Según el informe Dejen de cazar a las niñas y niños, de Oxfam, el Pacífico es una de las zonas del país donde, con mayor crudeza, tanto la guerrilla como los grupos paramilitares han ejercido abusos contra  menores, que van desde su uso como botín de guerra hasta su reclutación a través de engaños, pasando por el proxenetismo. En el municipio de Tumaco, en el Pacífico sur, se han creado redes de explotación sexual comercial que administran los grupos paramilitares. Las niñas son llevadas de una a otra vereda (pedanía), una situación que tiende a normalizarse en un contexto de enorme precariedad y vulnerabilidad socioeconómica. Se estima que, entre 2008 y 2012, 328 niños y 238 niñas fueron víctimas de abuso sexual.

 

Contra la diferencia

Junto a las mujeres y los menores, el colectivo LGTB (lesbianas, gays, bisexuales y transexuales) ha sido también duramente golpeado por la guerra en Colombia. Más de 1.200 personas LGBT han sido víctimas del conflicto, y de ellos, 80 han sido asesinados, según la Unidad de Víctimas. En su informe Aniquilar la diferencia, el Centro Nacional de Memoria Histórica (CNMH) detalla las agresiones, torturas, asesinatos, violaciones, amenazas y diversas formas de violencia  física y simbólica contra gays, lesbianas y transexuales por parte de los diferentes actores armados: las guerrillas han perseguido y amenazado a individuos por su orientación sexual, mientras que los paramilitares −en ocasiones, según el mismo informe, con apoyo de miembros de las Fuerzas Armadas− han emprendido verdaderos procesos de “limpieza social” a través de amenazas colectivas y agresiones públicas. Como en el tristemente célebre episodio vivido en una vereda de Montes de María, donde los paramilitares obligaron a homosexuales, ante la mirada de sus vecinos, a pelear sobre un ring de boxeo, a tener sexo entre ellos y a caminar desnudos durante horas. Los paramilitares llegaron a extremos brutales que incluyen sádicas torturas, violaciones, a veces con objetos, y en ocasiones, después de todo tipo de vejaciones, la muerte.

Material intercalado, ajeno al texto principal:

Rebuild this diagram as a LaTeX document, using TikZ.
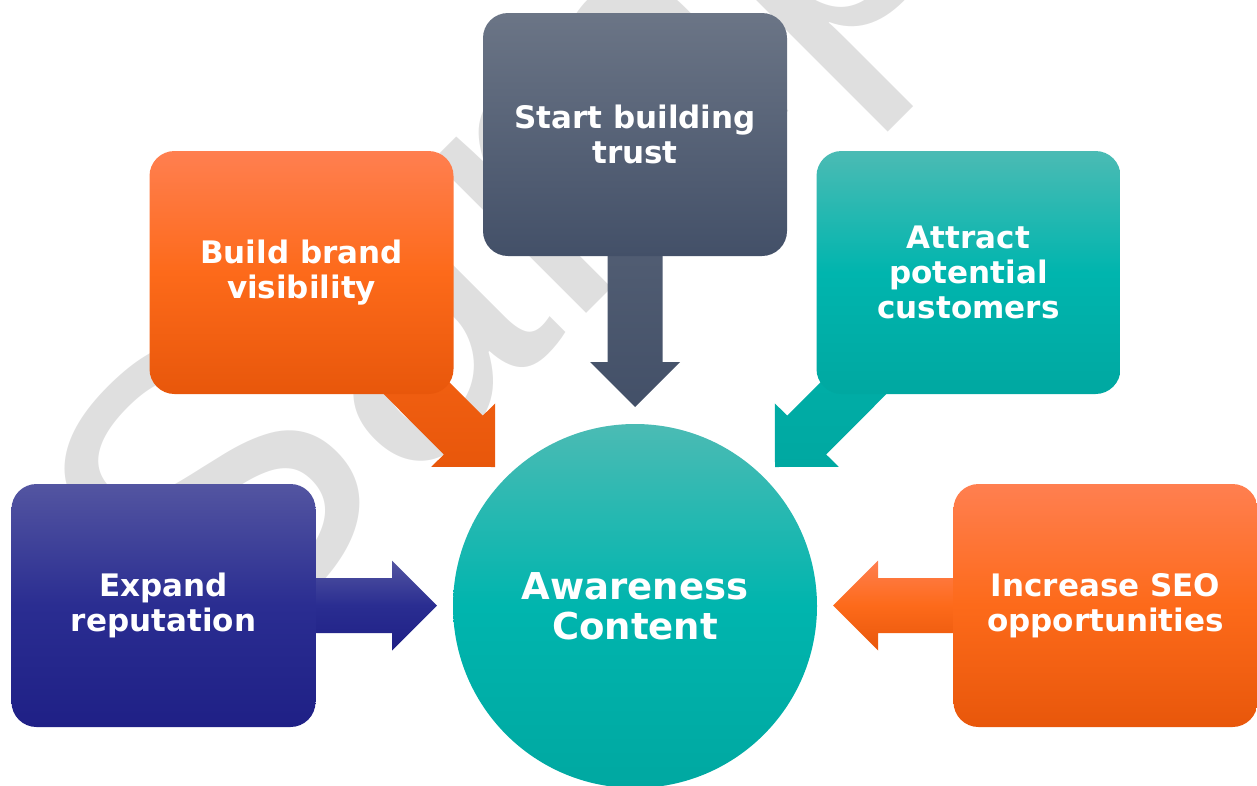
\documentclass[tikz,border=0pt]{standalone}
\usepackage{fontspec}
\setmainfont{DejaVu Sans}
\newfontfamily\wmfont{Liberation Sans}
\usetikzlibrary{calc}
\definecolor{wmgray}{HTML}{DFDFDF}
\definecolor{slateT}{HTML}{6B7586}
\definecolor{slateB}{HTML}{435068}
\definecolor{oraT}{HTML}{FF7F50}
\definecolor{oraM}{HTML}{FD6A1A}
\definecolor{oraB}{HTML}{E8570B}
\definecolor{tealT}{HTML}{4BBBB4}
\definecolor{tealM}{HTML}{00B5AE}
\definecolor{tealB}{HTML}{00A8A1}
\definecolor{navyT}{HTML}{5355A1}
\definecolor{navyM}{HTML}{2A2D91}
\definecolor{navyB}{HTML}{1F2086}
\newcommand\blockarrow[3]{%
  \path ($(#3)!45pt!(#2)$) coordinate (hb);
  \shade[#1] ($(#2)!27.5pt!90:(#3)$) -- ($(hb)!27.5pt!90:(#3)$) -- ($(hb)!45pt!90:(#3)$) -- (#3)
    -- ($(hb)!45pt!-90:(#3)$) -- ($(hb)!27.5pt!-90:(#3)$) -- ($(#2)!27.5pt!-90:(#3)$) -- cycle;
}
\tikzset{
  card/.style={rounded corners=25pt, minimum width=304pt, minimum height=243pt, inner sep=0pt,
    align=center, text=white, font=\fontsize{31}{35}\selectfont\bfseries},
  orangecard/.style={card, top color=oraT, bottom color=oraB, middle color=oraM},
  tealcard/.style={card, top color=tealT, bottom color=tealB, middle color=tealM},
}
\begin{document}
\begin{tikzpicture}[x=1pt,y=-1pt]
\useasboundingbox (0,0) rectangle (1257,785);
% watermark
\node[rotate=45, anchor=base west, inner sep=0pt, text=wmgray, font=\fontsize{410}{410}\selectfont\wmfont] (wm) at (212,688) {Sample};
% nodes (positions)
\coordinate (trustC) at (635,134.5);
\coordinate (brandC) at (301.5,272.5);
\coordinate (attractC) at (968.5,272.5);
\coordinate (expandC) at (163.5,605.5);
\coordinate (seoC) at (1105.5,605.5);
\coordinate (tipT) at (635,407);
\coordinate (tipB) at (495,467);
\coordinate (tipA) at (775,467);
\coordinate (tipE) at (437,605.5);
\coordinate (tipS) at (833,605.5);
% arrows
\blockarrow{top color=slateT!60!slateB, bottom color=slateB}{trustC}{tipT}
\blockarrow{top color=oraM, bottom color=oraB}{brandC}{tipB}
\blockarrow{top color=tealM, bottom color=tealB}{attractC}{tipA}
\blockarrow{top color=navyT, bottom color=navyB, middle color=navyM}{expandC}{tipE}
\blockarrow{top color=oraT, bottom color=oraB, middle color=oraM}{seoC}{tipS}
% boxes
\node[card, top color=slateT, bottom color=slateB] (trust) at (trustC) {Start building\\trust};
\node[orangecard] (brand) at (brandC) {Build brand\\visibility};
\node[tealcard] (attract) at (attractC) {Attract\\potential\\customers};
\node[card, top color=navyT, bottom color=navyB, middle color=navyM] (expand) at (expandC) {Expand\\reputation};
\node[orangecard] (seo) at (seoC) {Increase SEO\\opportunities};
\node[circle, minimum size=364pt, inner sep=0pt, top color=tealT, bottom color=tealB, middle color=tealM,
  align=center, text=white, font=\fontsize{37}{40}\selectfont\bfseries] (core) at (635,606) {Awareness\\Content};
\end{tikzpicture}
\end{document}
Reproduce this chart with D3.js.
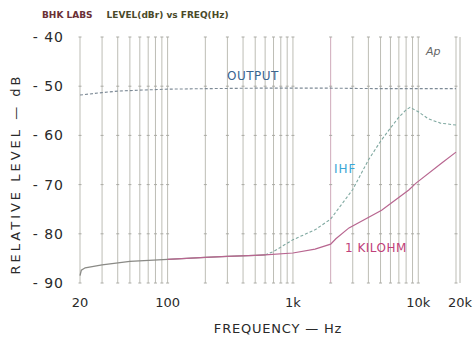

Una de las conclusiones del CNMH es que el conflicto armado no introduce la violencia homofóbica en las comunidades, pero sí la amplifica y crea cadenas de violencia que se mantienen hasta hoy.  “Es muy parecido a lo que pasa con las mujeres: la guerra no inventa la violencia sexual, eso preexiste, pero sí la exacerba”, indicó Nancy Padra, una de las autoras del informe, en una entrevista con El Espectador. En su opinión, el actor armado impone un orden social heteronormativo como parte de un “proyecto intencionado y militar de exterminio” que va mucho más allá del prejuicio. Como en el caso de la violencia sexual contra las mujeres, la violencia contra quienes se apartan de la norma heteropatriarcal “no han sido acciones aisladas dentro del conflicto armado colombiano, sino que hacen parte de las lógicas de control y regulación de los cuerpos y la sexualidad”.

¿Qué va a pasar con la firma del acuerdo de paz? El problema de la violencia heterosexual no es tanto el actor armado como los imaginarios compartidos que legitiman esas violencias. Aunque el proceso de paz tenga éxito y las guerrillas que hoy violentan a los LGTB se desmovilicen, “el problema es que si persisten los discursos y las prácticas justificadoras ya no van a ser los guerrilleros quienes me violen, sino el vecino. Cambia el autor de la violencia,  pero ésta no desaparece”, señala Nancy Padra.

Un segundo problema tiene que ver con la efectiva desmovilización de los actores armados. Los grupos paramilitares se desmovilizaron sobre el papel en 2006, pero, según llevan años alertando expertos como Carlos Andrés Prieto, coordinador del área Dinámicas del conflicto de la Fundación Ideas para la Paz, en muchos casos esos grupos desmovilizados se rearmaron y conformaron las llamadas bandas criminales (bacrim), que siguen cometiendo abusos contra la población local, entre ellos, el reclutamiento forzado de niños y adolescentes, como asegura el informe Las Bacrim y el crimen organizado en Colombia, de Prieto.